In January, Luckern ruled in favor of Apple and RIM, agreeing with the companies' claim that the patent was invalid because it was an "obvious variation of an earlier invention." The judge's ruling came as a surprise to some because Kodak had already asserted the patent in question against Samsung and LG to win as much as $950 million in licensing revenue from the South Korean electronics makers.
"His particular ruling certainly put a crimp in Kodak's plans to monetize the value of this portfolio," Raffery Capital analyst Mark Kaufman said. "It was the first time they had run into a judge of any form where they had lost a decision, even if it was preliminary."
A review by the six-member commission upheld parts of Luckern's decision, while also sending some aspects of the case back him for a final decision. The final decision was expected at the end of this month.
Kodak CEO Antonio Perez has said a favorable result in its dispute with Apple and RIM could bring in as much as $1 billion in royalty revenue for the struggling company, whose market capitalization has fallen to just under $650 million.
With a new judge set to rule on the case, Kodak could benefit from the switch. Investors apparently viewed the news as beneficial to Kodak, as shares of the company jumped 4.9 percent to $2.37 on Wednesday.
"If the potential buyers or partners in the patent portfolio read [Luckern's retirement] the way I do, that this could shift things in favor of Kodak, I think they would move quicker to reach some kind of agreement," Kaufman said.

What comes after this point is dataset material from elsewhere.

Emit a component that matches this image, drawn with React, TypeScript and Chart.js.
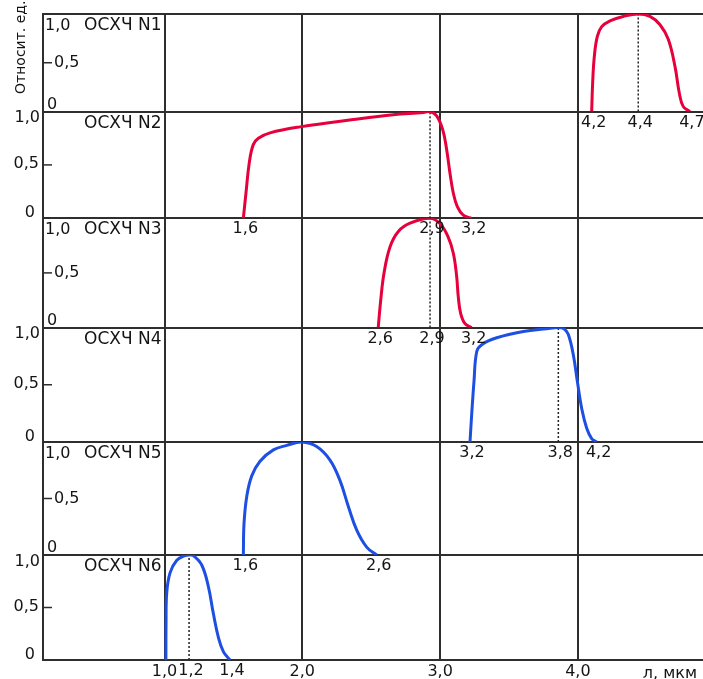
import React, { useEffect, useRef } from 'react';
import { Chart, registerables } from 'chart.js';

Chart.register(...registerables);

// ---- data (λ in мкм, relative units) ----
const panelNames = ['ОСХЧ N1', 'ОСХЧ N2', 'ОСХЧ N3', 'ОСХЧ N4', 'ОСХЧ N5', 'ОСХЧ N6'];

const n1X = [4.100, 4.107, 4.119, 4.141, 4.173, 4.233, 4.329, 4.438, 4.523, 4.596, 4.656, 4.705, 4.736, 4.765, 4.813];
const n1Y = [0, 0.29, 0.56, 0.77, 0.87, 0.93, 0.975, 1.0, 0.975, 0.89, 0.74, 0.46, 0.19, 0.05, 0];

const n2X = [1.572, 1.591, 1.615, 1.644, 1.681, 1.766, 1.983, 2.370, 2.660, 2.878, 2.927, 2.975, 3.019, 3.048, 3.072, 3.096, 3.125, 3.168, 3.229];
const n2Y = [0, 0.235, 0.52, 0.69, 0.75, 0.80, 0.856, 0.925, 0.97, 0.99, 1.0, 0.96, 0.83, 0.64, 0.42, 0.235, 0.11, 0.03, 0];

const n3X = [2.551, 2.569, 2.593, 2.637, 2.697, 2.782, 2.927, 3.000, 3.058, 3.096, 3.120, 3.132, 3.149, 3.181, 3.229];
const n3Y = [0, 0.25, 0.50, 0.74, 0.88, 0.955, 1.0, 0.95, 0.83, 0.68, 0.47, 0.28, 0.13, 0.035, 0];

const n4X = [3.217, 3.229, 3.246, 3.266, 3.302, 3.411, 3.604, 3.774, 3.858, 3.899, 3.930, 3.967, 3.996, 4.028, 4.064, 4.100, 4.136];
const n4Y = [0, 0.236, 0.53, 0.79, 0.85, 0.91, 0.965, 0.99, 1.0, 0.99, 0.94, 0.76, 0.53, 0.29, 0.12, 0.03, 0];

const n5X = [1.572, 1.577, 1.597, 1.633, 1.693, 1.790, 1.887, 1.996, 2.104, 2.201, 2.273, 2.334, 2.395, 2.467, 2.540];
const n5Y = [0, 0.28, 0.52, 0.70, 0.83, 0.93, 0.97, 1.0, 0.96, 0.84, 0.66, 0.43, 0.22, 0.07, 0];

const n6X = [1.010, 1.011, 1.016, 1.040, 1.089, 1.149, 1.178, 1.209, 1.270, 1.318, 1.354, 1.390, 1.427, 1.475];
const n6Y = [0, 0.35, 0.64, 0.83, 0.95, 0.995, 1.0, 0.995, 0.905, 0.70, 0.445, 0.22, 0.08, 0];

// labels under each curve: start, peak, end
const n1Marks = ['4,2', '4,4', '4,7'];
const n2Marks = ['1,6', '2,9', '3,2'];
const n3Marks = ['2,6', '2,9', '3,2'];
const n4Marks = ['3,2', '3,8', '4,2'];
const n5Marks = ['1,6', '', '2,6'];
const n6Marks = ['', '1,2', '1,4'];

const panelDotted = [true, true, true, true, false, true];

const xTicks = [1, 2, 3, 4];
const xTickLabels = ['1,0', '2,0', '3,0', '4,0'];
const yTickLabels = ['0', '0,5', '1,0'];
const yTitle = 'Относит. ед.';
const xTitle = 'л, мкм';

// ---- derived ----
const panelX = [n1X, n2X, n3X, n4X, n5X, n6X];
const panelY = [n1Y, n2Y, n3Y, n4Y, n5Y, n6Y];
const panelMarks = [n1Marks, n2Marks, n3Marks, n4Marks, n5Marks, n6Marks];
const panelIds = ['y1', 'y2', 'y3', 'y4', 'y5', 'y6'];
const RED = '#e6003c';
const BLUE = '#1d4fe2';
const curveColors = [RED, RED, RED, BLUE, BLUE, BLUE];
const stackWeights = [97.5, 106.8, 109.2, 114.5, 113, 105];
const LINE = '#2e2e2e';
const TEXT = '#141414';
const FONT = '"DejaVu Sans", sans-serif';

function peakX(i: number) {
  const ys = panelY[i];
  const idx = ys.indexOf(Math.max(...ys));
  return panelX[i][idx];
}

const annotPlugin = {
  id: 'annot',
  afterDraw(chart: any) {
    const ctx = chart.ctx;
    const xs = chart.scales.x;
    const area = chart.chartArea;
    ctx.save();
    ctx.fillStyle = TEXT;
    ctx.strokeStyle = LINE;
    panelIds.forEach((id, i) => {
      const s = chart.scales[id];
      const top = s.getPixelForValue(1);
      const bottom = s.getPixelForValue(0);
      const mid = s.getPixelForValue(0.5);
      // panel name
      ctx.font = '17px ' + FONT;
      ctx.textAlign = 'right';
      ctx.textBaseline = 'alphabetic';
      ctx.fillText(panelNames[i], xs.getPixelForValue(1) - 3, top + 16);
      // 0.5 tick dash
      ctx.lineWidth = 1.5;
      ctx.beginPath();
      ctx.moveTo(area.left, mid);
      ctx.lineTo(area.left + 9, mid);
      ctx.stroke();
      ctx.font = '16px ' + FONT;
      if (i % 2 === 0) {
        ctx.textAlign = 'left';
        ctx.fillText(yTickLabels[2], area.left + 2, top + 15.5);
        ctx.fillText(yTickLabels[1], area.left + 11, mid + 4);
        ctx.fillText(yTickLabels[0], area.left + 4, bottom - 3);
      } else {
        ctx.textAlign = 'right';
        ctx.fillText(yTickLabels[2], area.left - 3, top + 10.5);
        ctx.fillText(yTickLabels[1], area.left - 4, mid + 3);
        ctx.fillText(yTickLabels[0], area.left - 8, bottom - 1);
      }
      // marks under the curve
      const xsArr = panelX[i];
      const feats = [xsArr[0], peakX(i), xsArr[xsArr.length - 1]];
      ctx.textAlign = 'center';
      panelMarks[i].forEach((t, k) => {
        if (t) ctx.fillText(t, xs.getPixelForValue(feats[k]) + 2, bottom + 15);
      });
    });
    // y title (rotated)
    ctx.save();
    ctx.translate(25, 94);
    ctx.rotate(-Math.PI / 2);
    ctx.textAlign = 'left';
    ctx.textBaseline = 'alphabetic';
    ctx.font = '14px ' + FONT;
    ctx.fillText(yTitle, 0, 0);
    ctx.restore();
    // x title
    ctx.font = '16px ' + FONT;
    ctx.textAlign = 'right';
    ctx.textBaseline = 'alphabetic';
    ctx.fillText(xTitle, 697, 678);
    ctx.restore();
  },
};

export default function App() {
  const ref = useRef<HTMLCanvasElement | null>(null);
  useEffect(() => {
    document.body.style.margin = '0';
    if (!ref.current) return;
    Chart.defaults.font.family = FONT;

    const datasets: any[] = [];
    panelIds.forEach((id, i) => {
      datasets.push({
        data: panelX[i].map((x, k) => ({ x, y: panelY[i][k] })),
        xAxisID: 'x',
        yAxisID: id,
        borderColor: curveColors[i],
        borderWidth: 3,
        pointRadius: 0,
        fill: false,
        tension: 0.4,
      });
      if (panelDotted[i]) {
        const px = peakX(i);
        datasets.push({
          data: [{ x: px, y: 0 }, { x: px, y: 1 }],
          xAxisID: 'x',
          yAxisID: id,
          borderColor: '#222',
          borderWidth: 1.5,
          borderDash: [2, 2],
          pointRadius: 0,
          fill: false,
        });
      }
    });

    const scales: any = {
      x: {
        type: 'linear',
        position: 'bottom',
        min: 0.118,
        max: 4.908,
        afterBuildTicks: (s: any) => {
          s.ticks = xTicks.map((v) => ({ value: v }));
        },
        afterFit: (s: any) => {
          s.height = 19;
        },
        grid: { color: LINE, lineWidth: 2, drawTicks: false },
        border: { color: LINE, width: 2 },
        ticks: {
          color: TEXT,
          font: { family: FONT, size: 16 },
          padding: 2,
          labelOffset: 0,
          maxRotation: 0,
          autoSkip: false,
          callback: (_v: any, idx: number) => xTickLabels[idx],
        },
      },
    };
    panelIds.forEach((id, i) => {
      scales[id] = {
        type: 'linear',
        position: 'left',
        stack: 'panels',
        stackWeight: stackWeights[i],
        weight: 10 - i,
        min: 0,
        max: 1,
        afterFit: (s: any) => {
          s.width = 43;
        },
        ticks: { display: false, stepSize: 0.5 },
        grid: {
          drawTicks: false,
          lineWidth: 2,
          color: (c: any) => (c.tick && c.tick.value === 0.5 ? 'rgba(0,0,0,0)' : LINE),
        },
        border: { color: LINE, width: 2 },
      };
    });

    const chart = new Chart(ref.current, {
      type: 'line',
      data: { datasets },
      options: {
        animation: false,
        responsive: false,
        devicePixelRatio: 1,
        events: [],
        layout: { padding: { top: 14, left: 0, right: 0, bottom: 0 } },
        plugins: { legend: { display: false }, tooltip: { enabled: false } },
        scales,
      },
      plugins: [annotPlugin],
    } as any);
    return () => chart.destroy();
  }, []);

  return (
    <div style={{ width: 703, height: 679, background: '#fff' }}>
      <canvas ref={ref} width={703} height={679} style={{ display: 'block' }} />
    </div>
  );
}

Kodak has been shopping around its digital imaging patents in hopes of finding a buyer while interest in patents have pushed patent sales to unprecedented prices. According to a report on Tuesday, Kodak has even considered selling the patent it has accused Apple and RIM of violating.
The patent situation in the technology industry grew even more tense on Wednesday when search giant Google's chief legal officer accused its competitors of running an "organized campaign" against its Android operating system by banding together to buy up "bogus patents." Microsoft rebuffed the accusations by publishing an email showing that Google had actually opted out of the group that purchased Novell's patents.
The executive remains confident that his company will prevail in the case. During Kodak quarterly earnings call, he said everyone that the company's legal tearm spoke to said the Commission's opinion is "very, very favorable" to the case.